I May Destroy You S1 | Wednesdays at 22:30, same day as 1Magic. Binge from 11 November
I May Destroy You centres on Arabella (BAFTA winner Michaela Coel from Chewing Gum), a carefree, self-assured Londoner with a group of great friends, a boyfriend in Italy, and a burgeoning writing career. But when her drink is spiked with a date-rape drug, she must question and rebuild every element of her life.
I May Destroy You is #21 on Rotten Tomatoes Best TV of 2020 (So Far), with a 97% critics rating and a critics’ consensus that reads, “I May Destroy You is at once brave and delicate, untangling the trauma of sexual assault with dark humour and moments of deep discomfort, all held together on the strength of Michaela Coel’s undeniable talent”.
In their five star review, The Guardian raved, “It is the drama of the year so far… Michaela Coel’s exploration of consent, race and millennial life… works on every level… An extraordinary, breath-taking achievement without a false note in it, shot through with humour and with ideas, talent and character to burn at every perfectly plotted turn.”
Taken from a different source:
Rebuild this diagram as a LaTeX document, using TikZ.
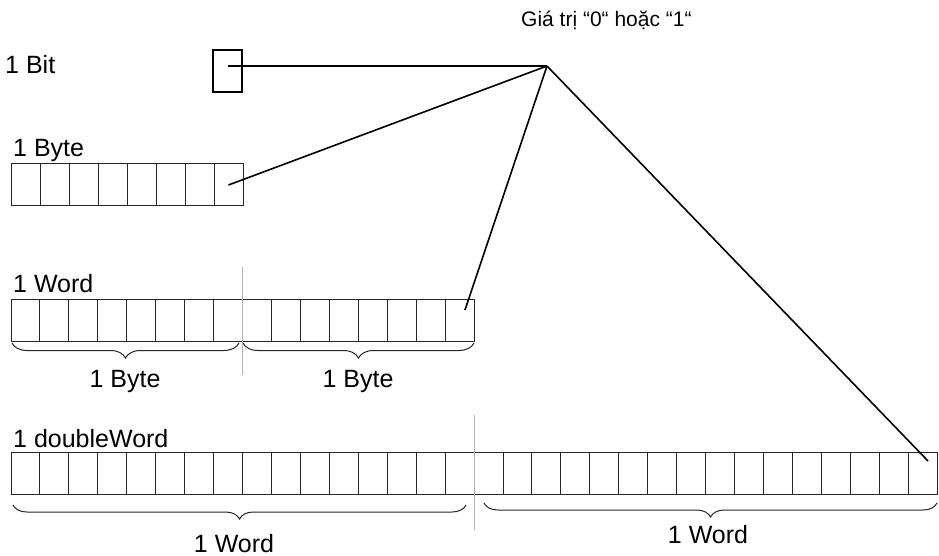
\documentclass[tikz,border=0pt]{standalone}
\usepackage{fontspec}
\setmainfont{Liberation Sans}
\usetikzlibrary{decorations.pathreplacing,calc}
\begin{document}
\begin{tikzpicture}[x=1pt,y=-1pt,
  cell/.style={draw=black!85,line width=0.9pt,minimum width=28.95pt,minimum height=42pt,inner sep=0,outer sep=0},
  link/.style={line width=1.6pt},
  divider/.style={draw=black!30,line width=1pt},
  lbl/.style={font=\fontsize{25}{30}\selectfont,anchor=base west,inner sep=0},
  clbl/.style={font=\fontsize{25}{30}\selectfont,anchor=base,inner sep=0},
  brc/.style={decorate,decoration={brace,mirror,amplitude=15pt},line width=1pt,draw=black!85}]
\useasboundingbox (0,0) rectangle (939,556);

% caption of the common target point
\node[font=\fontsize{21}{25}\selectfont,anchor=base west,inner sep=0] (cap) at (521,27) {Giá trị “0“ hoặc “1“};

% single bit
\node[lbl] (lbit) at (5,74) {1 Bit};
\node[draw,line width=1.4pt,minimum width=29pt,minimum height=42pt,inner sep=0] (bit) at (227.5,71) {};

% byte
\node[lbl] (lbyte) at (13,157) {1 Byte};
\foreach \i in {1,...,8}
  \node[cell,minimum width=29pt] (b\i) at ({11+(\i-0.5)*29},184) {};

% word
\node[lbl] (lword) at (13,292) {1 Word};
\foreach \i in {1,...,16}
  \node[cell] (w\i) at ({11+(\i-0.5)*28.94},320) {};
\draw[divider] (242,267) coordinate (wd1) -- (242,375) coordinate (wd2);
\draw[brc] (12,343) coordinate (wb1) -- (239,343) coordinate (wb2);
\draw[brc] (243,343) coordinate (wb3) -- (474,343) coordinate (wb4);
\node[clbl] (wl1) at (125,387) {1 Byte};
\node[clbl] (wl2) at (358,387) {1 Byte};

% double word
\node[lbl] (ldword) at (13,447) {1 doubleWord};
\foreach \i in {1,...,32}
  \node[cell] (d\i) at ({11+(\i-0.5)*28.94},473) {};
\draw[divider] (474,415) coordinate (dd1) -- (474,530) coordinate (dd2);
\draw[brc,decoration={amplitude=14pt}] (13,505) coordinate (db1) -- (466,505) coordinate (db2);
\draw[brc,decoration={amplitude=14pt}] (484,503) coordinate (db3) -- (937,503) coordinate (db4);
\node[clbl] (dl1) at (234,552) {1 Word};
\node[clbl] (dl2) at (708,543) {1 Word};

% connectors from the common point to the last cell of each unit
\coordinate (apex) at (547,66);
\coordinate (bitpt) at (228,66);
\draw[link] (bitpt) -- (apex);
\draw[link] (apex) -- ($(b8.center)+(0,1)$);
\draw[link] (apex) -- ($(w16.center)+(5.4,-10)$);
\draw[link] (apex) -- ($(d32.center)+(5.4,-12)$);
\end{tikzpicture}
\end{document}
Including it in their roundup of the 10 Best TV Shows of 2020 So Far, The Hollywood Reporter called it, “The most ‘2020’ show of 2020”, adding that it’s “representative of the mood of the moment – the combination of anger, confusion, uncertainty and unexpected humour; the exploration of intersections of gender and race, sexuality and violence, youth and hard-earned experience.”